Benioff’s remark “landed in the context where immigration enforcement is not an abstract idea. There are some employees really living with it…as a risk, fear, or family impact, and that makes the ‘humor’ function sort of as a power signal, not a punch line,” Christine Haskell, managing director at advisory firm Dative.works and former senior director of data culture and literacy at Salesforce, told HR Brew.
“The CEO’s words set an emotional weather climate, and when the weather is threat adjacent, even in a joke, it tells employees that leadership is willing to treat that lightly,” Haskell said.
This isn’t the first time Salesforce employees have spoken out against the US government’s forceful immigration measures. Employee petitions started circulating in October urging Salesforce to cut ties with ICE and stop the National Guard from deploying troops to San Francisco, where the company is headquartered.
Salesforce did not respond to HR Brew’s request for comment by the time of publication.
What’s happening? For starters, Benioff has a track record of controversial and off-putting comments. “You’ve got a CEO who’s kind of living his truth, and we act like we’re shocked, but this has been the case the entire time,” Haskell said.
Patrick Riccards, crisis communications expert and CEO of the Driving Force Institute, agreed. “Anybody who’s followed [Benioff] should know this. This is no surprise. This is the sort of thing he’s been doing for 20 some years. He’s always spoken his mind,” he told HR Brew. But now, employees’ expectations—of Benioff and corporate CEOs—are changing.
“You’ve got a far greater threat in terms of your own employees,” Riccards said. “You’ve invested so much time and effort in recruiting and training individuals.
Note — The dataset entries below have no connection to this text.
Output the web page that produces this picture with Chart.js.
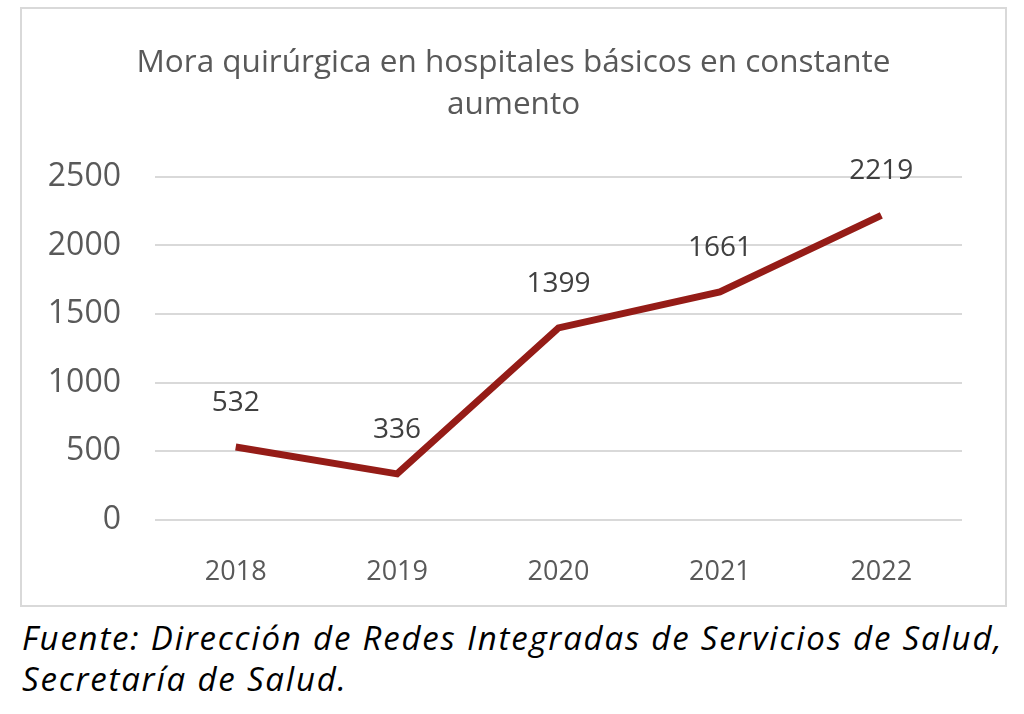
<!DOCTYPE html>
<html>
<head>
<meta charset="utf-8">
<script src="https://cdn.jsdelivr.net/npm/chart.js@4"></script>
<style>
  body { margin: 0; background: #fff; width: 1024px; height: 714px; overflow: hidden; }
  #box {
    position: absolute; left: 20px; top: 7px;
    width: 983px; height: 596px;
    border: 2px solid #d9d9d9;
  }
  #source {
    position: absolute; left: 22px; top: 617px;
    font-family: "Open Sans", sans-serif; font-style: italic;
    font-size: 33px; line-height: 41px; letter-spacing: 1.8px; color: #000;
    white-space: nowrap;
  }
</style>
</head>
<body>
<div id="box"><canvas id="myChart" width="983" height="596"></canvas></div>
<div id="source">Fuente: Dirección de Redes Integradas de Servicios de Salud,<br>Secretaría de Salud.</div>
<script>
const years = ['2018', '2019', '2020', '2021', '2022'];
const backlog = [532, 336, 1399, 1661, 2219];
const yTicks = [0, 500, 1000, 1500, 2000, 2500];

const FONT = '"Open Sans", sans-serif';

// draws the value above each point
const valueLabels = {
  id: 'valueLabels',
  afterDatasetsDraw(chart) {
    const ctx = chart.ctx;
    const meta = chart.getDatasetMeta(0);
    ctx.save();
    ctx.font = '28px ' + FONT;
    ctx.fillStyle = '#404040';
    ctx.textAlign = 'center';
    ctx.textBaseline = 'middle';
    meta.data.forEach((pt, i) => {
      ctx.fillText(String(chart.data.datasets[0].data[i]), pt.x, pt.y - 44);
    });
    ctx.restore();
  }
};

new Chart(document.getElementById('myChart'), {
  type: 'line',
  data: {
    labels: years,
    datasets: [{
      data: backlog,
      borderColor: '#951c17',
      borderWidth: 7,
      pointRadius: 0,
      tension: 0,
      borderJoinStyle: 'miter'
    }]
  },
  options: {
    responsive: false,
    animation: false,
    layout: { padding: 0 },
    plugins: {
      legend: { display: false },
      tooltip: { enabled: false },
      title: {
        display: true,
        text: ['Mora quirúrgica en hospitales básicos en constante', 'aumento'],
        color: '#595959',
        font: { family: FONT, size: 31.5, weight: 'normal', lineHeight: 1.33 },
        padding: { top: 33, bottom: 51 }
      }
    },
    scales: {
      x: {
        offset: true,
        grid: { display: false },
        border: { display: false },
        ticks: { color: '#595959', font: { family: FONT, size: 27 }, padding: 28 },
        afterFit(scale) { scale.height = 85; }
      },
      y: {
        min: 0,
        max: 2500,
        afterBuildTicks(scale) { scale.ticks = yTicks.map(v => ({ value: v })); },
        grid: { color: '#d9d9d9', lineWidth: 2, drawTicks: false },
        border: { display: false },
        ticks: {
          color: '#595959', font: { family: FONT, size: 32 }, padding: 34,
          callback: v => String(v)
        },
        afterFit(scale) { scale.width = 133; }
      },
      // empty right-hand axis, only keeps the right margin
      yRight: {
        position: 'right',
        grid: { display: false },
        border: { display: false },
        ticks: { display: false },
        afterFit(scale) { scale.width = 43; }
      }
    }
  },
  plugins: [valueLabels]
});
</script>
</body>
</html>
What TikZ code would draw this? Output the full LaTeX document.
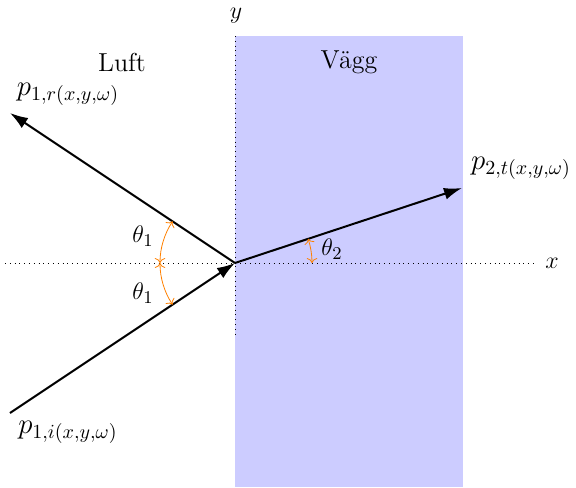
\documentclass[tikz,border=0pt]{standalone}
\usetikzlibrary{arrows.meta}
\begin{document}
\begin{tikzpicture}[x=0.5pt,y=0.5pt,
  every node/.style={font=\fontsize{13}{16}\selectfont},
  ray/.style={line width=1pt,-{Latex[length=9pt,width=6pt]}},
  angarc/.style={orange,<->},
  axisline/.style={dotted},
  lbl/.style={inner sep=0pt},
  plbl/.style={inner sep=0pt,font=\fontsize{14}{17}\selectfont}]
\useasboundingbox (-235,-224) rectangle (341,263);
\fill[blue!20] (0,-224) rectangle (228,227);
\coordinate (O) at (0,0);
\coordinate (xs) at (-230,0);
\coordinate (xe) at (300,0);
\coordinate (ys) at (0,227);
\coordinate (ye) at (0,-75);
\draw[axisline] (xs) -- (xe);
\draw[axisline] (ys) -- (ye);
\node[lbl] (xl) at (317,0) {$x$};
\node[lbl] (yl) at (1,247) {$y$};
\coordinate (R) at (-225,150);
\coordinate (I) at (-225,-150);
\coordinate (T) at (227,75);
\draw[ray] (I) -- (O);
\draw[ray] (O) -- (R);
\draw[ray] (O) -- (T);
\draw[angarc] (146.31:75) arc[start angle=146.31,end angle=180,radius=75];
\draw[angarc] (180:75) arc[start angle=180,end angle=213.69,radius=75];
\draw[angarc] (0:77) arc[start angle=0,end angle=18.28,radius=77];
\node[lbl] (t1a) at (-92,27) {$\theta_1$};
\node[lbl] (t1b) at (-92,-30) {$\theta_1$};
\node[lbl] (t2) at (97,14) {$\theta_2$};
\node[plbl] (pr) at (-167,169) {$p_{1,r(x,y,\omega)}$};
\node[plbl] (pi) at (-167,-169) {$p_{1,i(x,y,\omega)}$};
\node[plbl] (pt) at (286,95) {$p_{2,t(x,y,\omega)}$};
\node[lbl] (luft) at (-113,201) {Luft};
\node[lbl] (vagg) at (114,201) {Vägg};
\end{tikzpicture}
\end{document}
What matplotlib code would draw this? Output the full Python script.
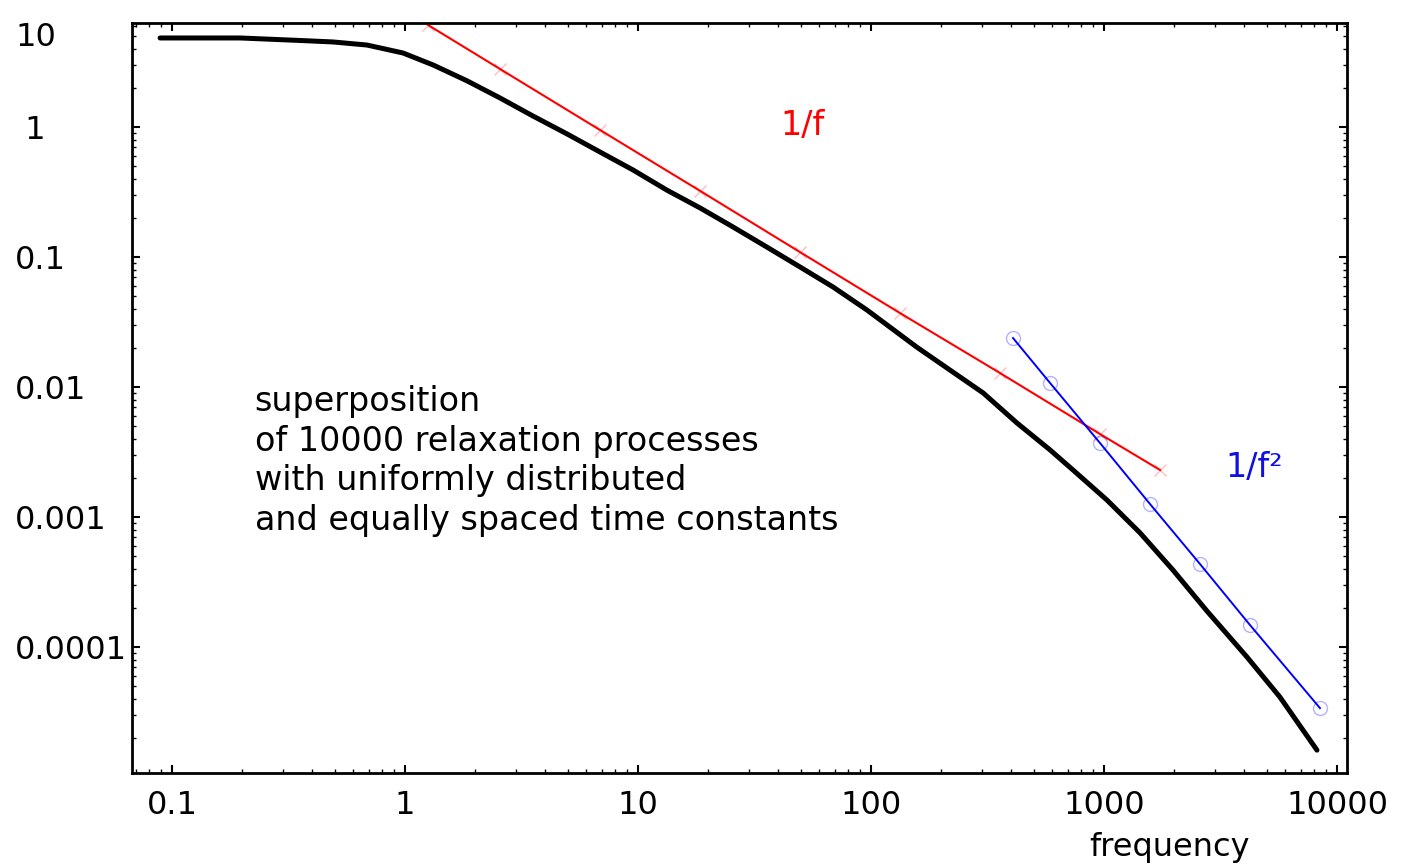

You bring folks over from overseas with visas…When you start making these flipping comments, you shouldn’t be surprised that your own workforce is ready to rebel against you.”
Employee expectations have changed. Employees are likely hoping that Salesforce leadership “will take responsibility for the harm” that comments, like Benioff’s, can cause, “and protect the people who feel exposed and change anything so that it doesn’t happen again,” Haskell said.
Many employees do not feel a sense of loyalty to their employer, Riccards said, so if their employer makes a misstep, they may not be afraid “to be public with their frustrations. They want this to be a discussion. This is no longer about their jobs. This is about larger issues.”
“They either want their employers to behave better, or they want their employers to be publicly punished,” Riccards said. “Whether it be from bad headlines, or whether it be from drops in sales and loss of contracts, they want them to be punished for these sorts of political speeches that are unnecessary and, quite frankly, are not central to the mission of the organization.”
What can HR do? Companies shouldn’t sweep these situations under the rug, Haskell said, or issue vague statements in an attempt to move on. “That usually backfires internally, and that’s happened many times, because it reads as managing the story rather than repairing the trust,” she said. “HR’s job is the actual repair.”
HR pros can set clear expectations for executives’ behavior, provide channels for employees to speak without retaliation, and issue guidance for how managers can discuss these situations with employees, Haskell said. The best course of action “isn’t a perfect statement,” she added. “It’s a plan for what employees can point to and say, ‘They heard us. They protected us. Something is different now.’”
While HR pros are obligated to protect the business, Riccards said, sometimes through non-disclosure and confidentiality agreements and reminders of the risks associated with speaking out, some employees “don’t care” about those risks.
“The sorts of threats and warnings that HR has traditionally given are going to fall on deaf ears, and I would like to believe that this provides us an opportunity where HR is going to have to actually start listening to their employees,” he said. “[Employees] are coming to them more for more than just a paycheck…They are coming to companies that they believe that they are morally connected to.”